What are the values of $$\frac{K_p}{K_c}$$ for the following reactions at 300 K respectively?
(At 300 K, RT = 24.62 dm$$^2$$ atm mol$$^{-1}$$)
$$N_2(g) + O_2(g) \rightleftharpoons 2NO(g)$$
$$N_2O_4(g) \rightleftharpoons 2NO(g)$$
$$N_2(g) + 3H_2(g) \rightleftharpoons 2NH_3(g)$$

For gaseous reactions we have the relation between the two equilibrium constants

$$K_p = K_c\,(RT)^{\Delta n}$$

where $$\Delta n =(\text{total gaseous moles of products})-(\text{total gaseous moles of reactants})$$ and $$RT$$ has the value given in the question, $$RT = 24.62\ \text{dm}^3\ \text{atm mol}^{-1}$$ at 300 K.

Re-writing the relation to isolate the required ratio,

$$\frac{K_p}{K_c}=(RT)^{\Delta n}$$

Now we evaluate this ratio for each reaction one by one, carefully calculating $$\Delta n$$ each time.

First reaction : $$N_2(g)+O_2(g)\rightleftharpoons 2NO(g)$$

The number of gaseous moles on the left is $$1+1=2$$ while on the right it is $$2$$. Hence $$\Delta n = 2-2 = 0$$.

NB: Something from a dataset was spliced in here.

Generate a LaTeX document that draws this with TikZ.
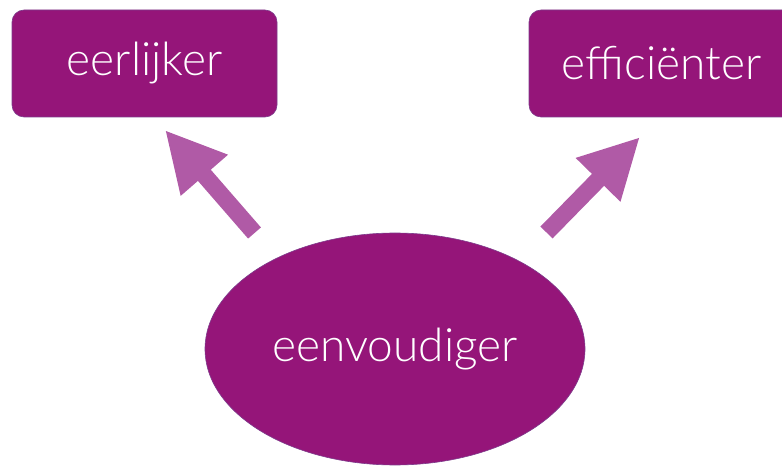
\documentclass[tikz,border=0pt]{standalone}
\usepackage{fontspec}
\setmainfont{Lato Light}
\usetikzlibrary{arrows.meta,positioning,shapes.geometric}

\definecolor{paars}{HTML}{951579}
\definecolor{paarsrand}{HTML}{7E3C8C}
\definecolor{lichtpaars}{HTML}{B05AA6}

\begin{document}
\begin{tikzpicture}[x=1pt, y=1pt, >=Triangle]
		\tikzset{
			blok/.style={draw=paarsrand, line width=0.6pt, fill=paars, rounded corners=12pt,
				minimum width=265pt, minimum height=107pt, text=white, font=\fontsize{46}{50}\selectfont},
			ovaal/.style={ellipse, draw=paarsrand, line width=0.6pt, fill=paars, inner sep=0pt,
				minimum width=380pt, minimum height=232pt, text=white, font=\fontsize{46}{50}\selectfont},
			pijl/.style={draw=lichtpaars, line width=17pt, -{Triangle[width=58pt, length=60pt]}}
		}
		% Kader
		\useasboundingbox (0, 0) rectangle (782, 469);

		% Blokken
		\node[blok] (eerlijk) at (144.5, 405.5) {eerlijker};
		\node[blok] (efficient) at (661.5, 405.5) {efficiënter};
		\node[ovaal] (eenvoud) at (395, 120) {eenvoudiger};

		% Pijlen
		\coordinate (staartL) at (254.5, 236);
		\coordinate (puntL) at (165, 339);
		\coordinate (staartR) at (546.5, 236.5);
		\coordinate (puntR) at (640, 332);
		\draw[pijl] (staartL) -- (puntL);
		\draw[pijl] (staartR) -- (puntR);

	\end{tikzpicture}
\end{document}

Substituting $$\Delta n=0$$ gives

$$\frac{K_p}{K_c}=(RT)^0 = 1$$

Second reaction : $$N_2O_4(g)\rightleftharpoons 2NO(g)$$

Moles on the left = $$1$$; moles on the right = $$2$$. Therefore $$\Delta n = 2-1 = 1$$.

So

$$\frac{K_p}{K_c}=(RT)^1 = RT = 24.62\ \text{dm}^3\ \text{atm mol}^{-1}$$

Third reaction : $$N_2(g)+3H_2(g)\rightleftharpoons 2NH_3(g)$$

Moles on the left = $$1+3 = 4$$; moles on the right = $$2$$, giving $$\Delta n = 2-4 = -2$$.

Hence

$$\frac{K_p}{K_c}=(RT)^{-2}=\frac{1}{(RT)^2}$$

We now square the given numerical value of $$RT$$:

$$RT = 24.62$$ gives $$ (RT)^2 = (24.62)^2 = 606.1\ \text{dm}^6\ \text{atm}^2\ \text{mol}^{-2}$$ (multiplying 24.62 by 24.62 step-by-step yields 606.1444, which we may round to 606.1).

Therefore

$$\frac{K_p}{K_c}= \frac{1}{606.1}=1.65\times10^{-3}\ \text{dm}^{-6}\ \text{atm}^{-2}\ \text{mol}^2$$

Collecting the three results in the order asked, we have

$$1,\; 24.62\ \text{dm}^3\ \text{atm mol}^{-1},\; 1.65\times10^{-3}\ \text{dm}^{-6}\ \text{atm}^{-2}\ \text{mol}^2$$

These values exactly match the figures presented in Option C.

Hence, the correct answer is Option C.